=== TASK STATEMENT ===
Quote every line as written. Omit pictures.
[Start DATA ROWS]
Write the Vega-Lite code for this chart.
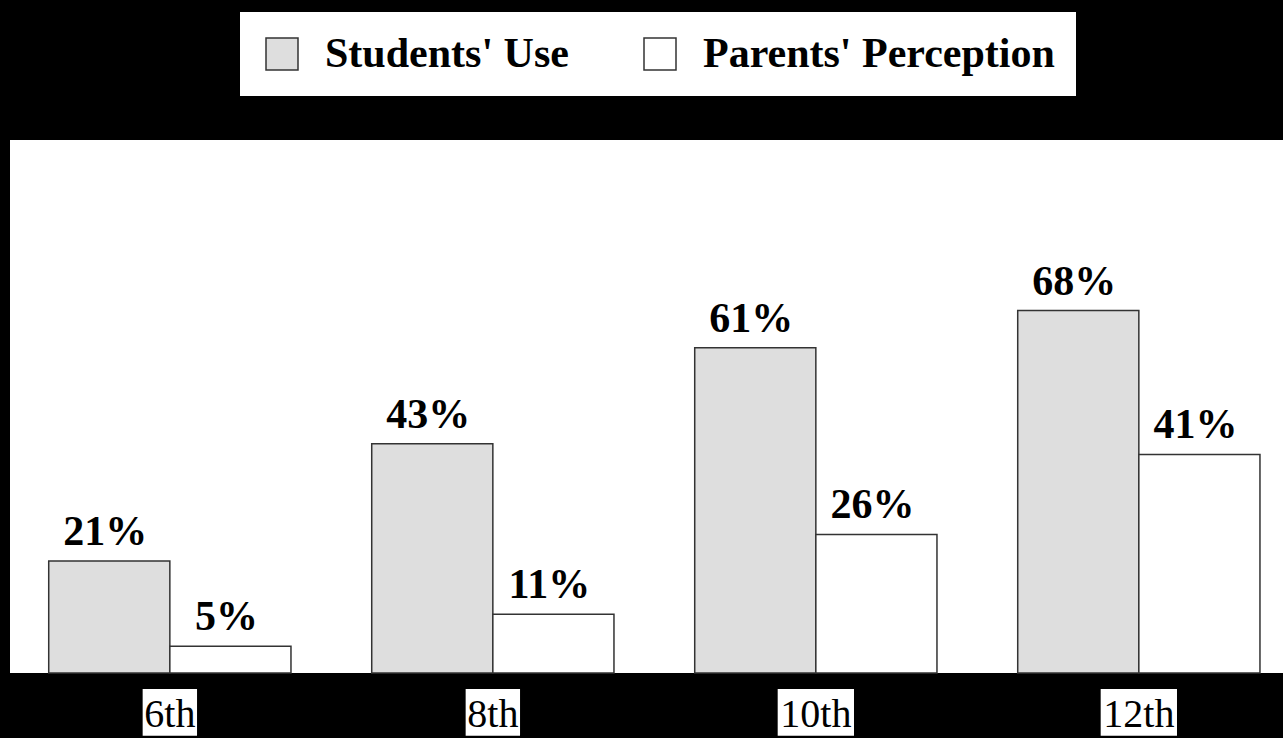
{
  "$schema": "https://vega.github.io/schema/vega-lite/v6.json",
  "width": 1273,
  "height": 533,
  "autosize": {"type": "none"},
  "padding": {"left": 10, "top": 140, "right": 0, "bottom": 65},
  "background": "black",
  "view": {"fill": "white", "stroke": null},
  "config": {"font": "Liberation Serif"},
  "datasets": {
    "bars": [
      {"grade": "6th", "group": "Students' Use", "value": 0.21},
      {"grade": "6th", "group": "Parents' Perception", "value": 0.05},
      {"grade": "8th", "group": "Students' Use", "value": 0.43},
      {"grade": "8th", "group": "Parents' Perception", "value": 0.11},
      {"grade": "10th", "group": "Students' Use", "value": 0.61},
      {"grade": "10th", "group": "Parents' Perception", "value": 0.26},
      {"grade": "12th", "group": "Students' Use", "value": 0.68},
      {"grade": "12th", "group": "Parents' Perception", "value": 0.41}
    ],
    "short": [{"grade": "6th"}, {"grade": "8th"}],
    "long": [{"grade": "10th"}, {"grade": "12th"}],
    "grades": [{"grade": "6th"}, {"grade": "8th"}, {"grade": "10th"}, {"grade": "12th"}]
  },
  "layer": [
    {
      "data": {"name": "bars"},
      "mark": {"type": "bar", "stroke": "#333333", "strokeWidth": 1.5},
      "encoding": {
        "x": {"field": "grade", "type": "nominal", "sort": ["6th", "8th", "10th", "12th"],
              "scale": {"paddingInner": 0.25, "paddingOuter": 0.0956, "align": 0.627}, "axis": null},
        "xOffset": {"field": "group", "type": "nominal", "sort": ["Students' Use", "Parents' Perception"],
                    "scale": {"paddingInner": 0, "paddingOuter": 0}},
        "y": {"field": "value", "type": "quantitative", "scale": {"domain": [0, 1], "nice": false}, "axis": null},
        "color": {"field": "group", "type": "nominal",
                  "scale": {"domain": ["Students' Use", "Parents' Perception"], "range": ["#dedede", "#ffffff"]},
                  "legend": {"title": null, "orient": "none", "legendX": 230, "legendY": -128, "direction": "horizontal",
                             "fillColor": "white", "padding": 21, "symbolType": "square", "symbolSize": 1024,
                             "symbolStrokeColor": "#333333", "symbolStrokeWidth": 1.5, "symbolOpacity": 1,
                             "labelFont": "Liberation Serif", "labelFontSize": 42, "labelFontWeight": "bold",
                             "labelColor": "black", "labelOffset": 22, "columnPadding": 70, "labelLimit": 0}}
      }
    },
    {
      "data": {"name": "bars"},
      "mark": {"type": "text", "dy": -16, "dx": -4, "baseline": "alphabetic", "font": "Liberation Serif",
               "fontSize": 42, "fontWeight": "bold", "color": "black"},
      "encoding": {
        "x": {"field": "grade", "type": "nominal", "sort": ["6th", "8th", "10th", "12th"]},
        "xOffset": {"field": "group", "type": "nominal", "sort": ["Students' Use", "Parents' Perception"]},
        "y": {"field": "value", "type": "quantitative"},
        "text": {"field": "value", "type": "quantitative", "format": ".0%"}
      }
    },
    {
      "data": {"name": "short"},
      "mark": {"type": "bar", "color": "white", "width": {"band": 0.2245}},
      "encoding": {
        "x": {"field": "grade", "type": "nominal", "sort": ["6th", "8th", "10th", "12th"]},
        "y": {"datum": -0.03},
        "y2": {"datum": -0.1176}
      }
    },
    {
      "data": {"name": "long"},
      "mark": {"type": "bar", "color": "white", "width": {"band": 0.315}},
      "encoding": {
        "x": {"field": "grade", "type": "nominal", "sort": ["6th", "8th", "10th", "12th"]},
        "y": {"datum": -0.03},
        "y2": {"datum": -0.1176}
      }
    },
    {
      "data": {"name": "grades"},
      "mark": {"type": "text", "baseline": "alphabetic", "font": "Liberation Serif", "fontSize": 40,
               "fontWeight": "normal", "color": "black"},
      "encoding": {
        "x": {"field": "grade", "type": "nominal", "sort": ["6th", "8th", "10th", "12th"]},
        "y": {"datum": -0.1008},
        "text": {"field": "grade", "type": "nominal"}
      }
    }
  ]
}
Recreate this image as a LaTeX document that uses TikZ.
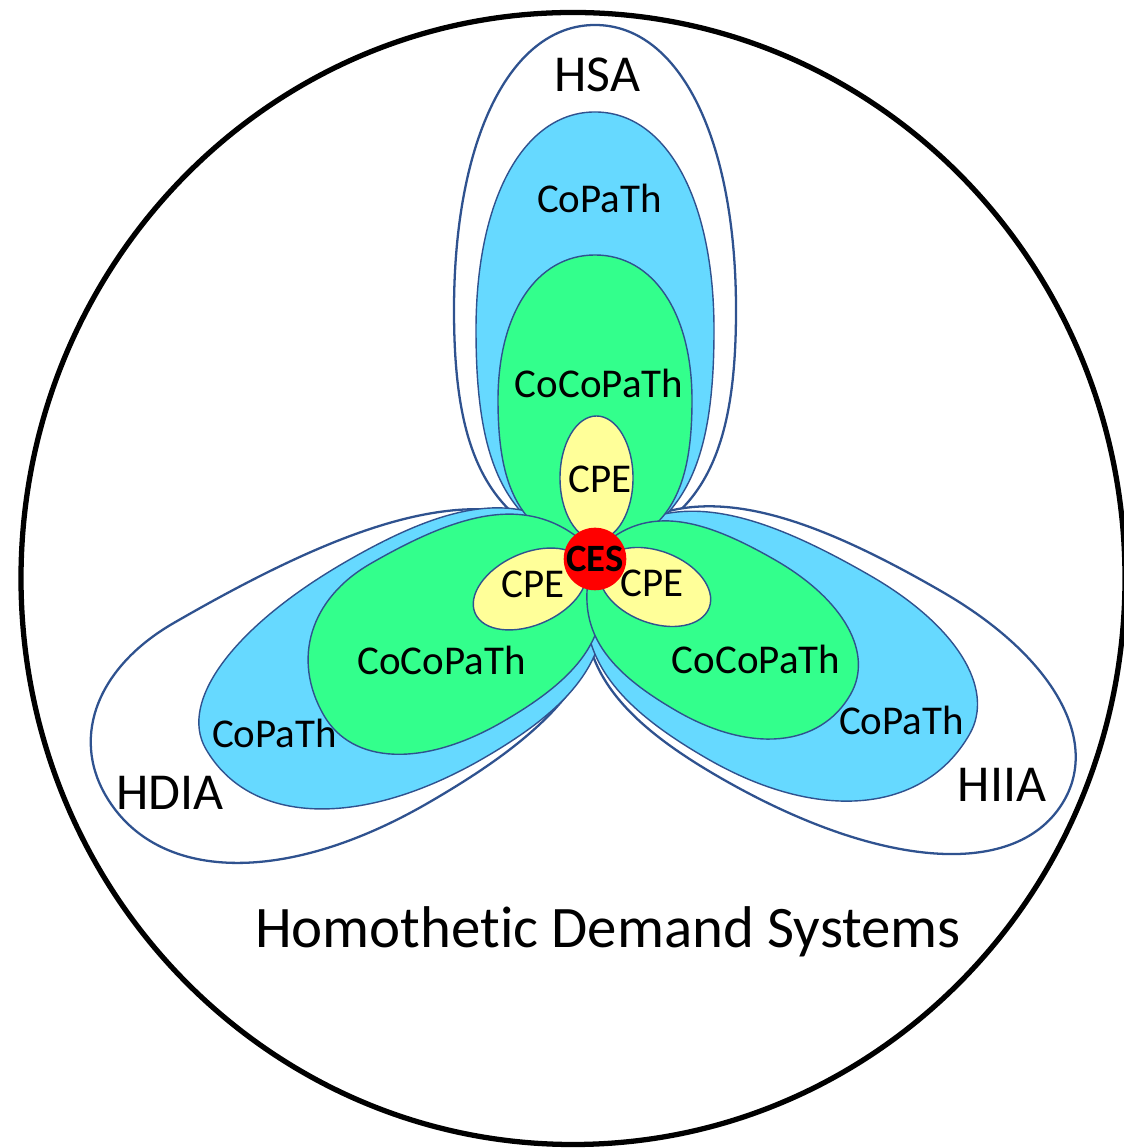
[End DATA ROWS]
=== TASK RESPONSE ===
Write the Vega-Lite code for this chart.
{
  "$schema": "https://vega.github.io/schema/vega-lite/v6.json",
  "width": 1273,
  "height": 533,
  "autosize": {"type": "none"},
  "padding": {"left": 10, "top": 140, "right": 0, "bottom": 65},
  "background": "black",
  "view": {"fill": "white", "stroke": null},
  "config": {"font": "Liberation Serif"},
  "datasets": {
    "bars": [
      {"grade": "6th", "group": "Students' Use", "value": 0.21},
      {"grade": "6th", "group": "Parents' Perception", "value": 0.05},
      {"grade": "8th", "group": "Students' Use", "value": 0.43},
      {"grade": "8th", "group": "Parents' Perception", "value": 0.11},
      {"grade": "10th", "group": "Students' Use", "value": 0.61},
      {"grade": "10th", "group": "Parents' Perception", "value": 0.26},
      {"grade": "12th", "group": "Students' Use", "value": 0.68},
      {"grade": "12th", "group": "Parents' Perception", "value": 0.41}
    ],
    "short": [{"grade": "6th"}, {"grade": "8th"}],
    "long": [{"grade": "10th"}, {"grade": "12th"}],
    "grades": [{"grade": "6th"}, {"grade": "8th"}, {"grade": "10th"}, {"grade": "12th"}]
  },
  "layer": [
    {
      "data": {"name": "bars"},
      "mark": {"type": "bar", "stroke": "#333333", "strokeWidth": 1.5},
      "encoding": {
        "x": {"field": "grade", "type": "nominal", "sort": ["6th", "8th", "10th", "12th"],
              "scale": {"paddingInner": 0.25, "paddingOuter": 0.0956, "align": 0.627}, "axis": null},
        "xOffset": {"field": "group", "type": "nominal", "sort": ["Students' Use", "Parents' Perception"],
                    "scale": {"paddingInner": 0, "paddingOuter": 0}},
        "y": {"field": "value", "type": "quantitative", "scale": {"domain": [0, 1], "nice": false}, "axis": null},
        "color": {"field": "group", "type": "nominal",
                  "scale": {"domain": ["Students' Use", "Parents' Perception"], "range": ["#dedede", "#ffffff"]},
                  "legend": {"title": null, "orient": "none", "legendX": 230, "legendY": -128, "direction": "horizontal",
                             "fillColor": "white", "padding": 21, "symbolType": "square", "symbolSize": 1024,
                             "symbolStrokeColor": "#333333", "symbolStrokeWidth": 1.5, "symbolOpacity": 1,
                             "labelFont": "Liberation Serif", "labelFontSize": 42, "labelFontWeight": "bold",
                             "labelColor": "black", "labelOffset": 22, "columnPadding": 70, "labelLimit": 0}}
      }
    },
    {
      "data": {"name": "bars"},
      "mark": {"type": "text", "dy": -16, "dx": -4, "baseline": "alphabetic", "font": "Liberation Serif",
               "fontSize": 42, "fontWeight": "bold", "color": "black"},
      "encoding": {
        "x": {"field": "grade", "type": "nominal", "sort": ["6th", "8th", "10th", "12th"]},
        "xOffset": {"field": "group", "type": "nominal", "sort": ["Students' Use", "Parents' Perception"]},
        "y": {"field": "value", "type": "quantitative"},
        "text": {"field": "value", "type": "quantitative", "format": ".0%"}
      }
    },
    {
      "data": {"name": "short"},
      "mark": {"type": "bar", "color": "white", "width": {"band": 0.2245}},
      "encoding": {
        "x": {"field": "grade", "type": "nominal", "sort": ["6th", "8th", "10th", "12th"]},
        "y": {"datum": -0.03},
        "y2": {"datum": -0.1176}
      }
    },
    {
      "data": {"name": "long"},
      "mark": {"type": "bar", "color": "white", "width": {"band": 0.315}},
      "encoding": {
        "x": {"field": "grade", "type": "nominal", "sort": ["6th", "8th", "10th", "12th"]},
        "y": {"datum": -0.03},
        "y2": {"datum": -0.1176}
      }
    },
    {
      "data": {"name": "grades"},
      "mark": {"type": "text", "baseline": "alphabetic", "font": "Liberation Serif", "fontSize": 40,
               "fontWeight": "normal", "color": "black"},
      "encoding": {
        "x": {"field": "grade", "type": "nominal", "sort": ["6th", "8th", "10th", "12th"]},
        "y": {"datum": -0.1008},
        "text": {"field": "grade", "type": "nominal"}
      }
    }
  ]
}
Recreate this image as a LaTeX document that uses TikZ.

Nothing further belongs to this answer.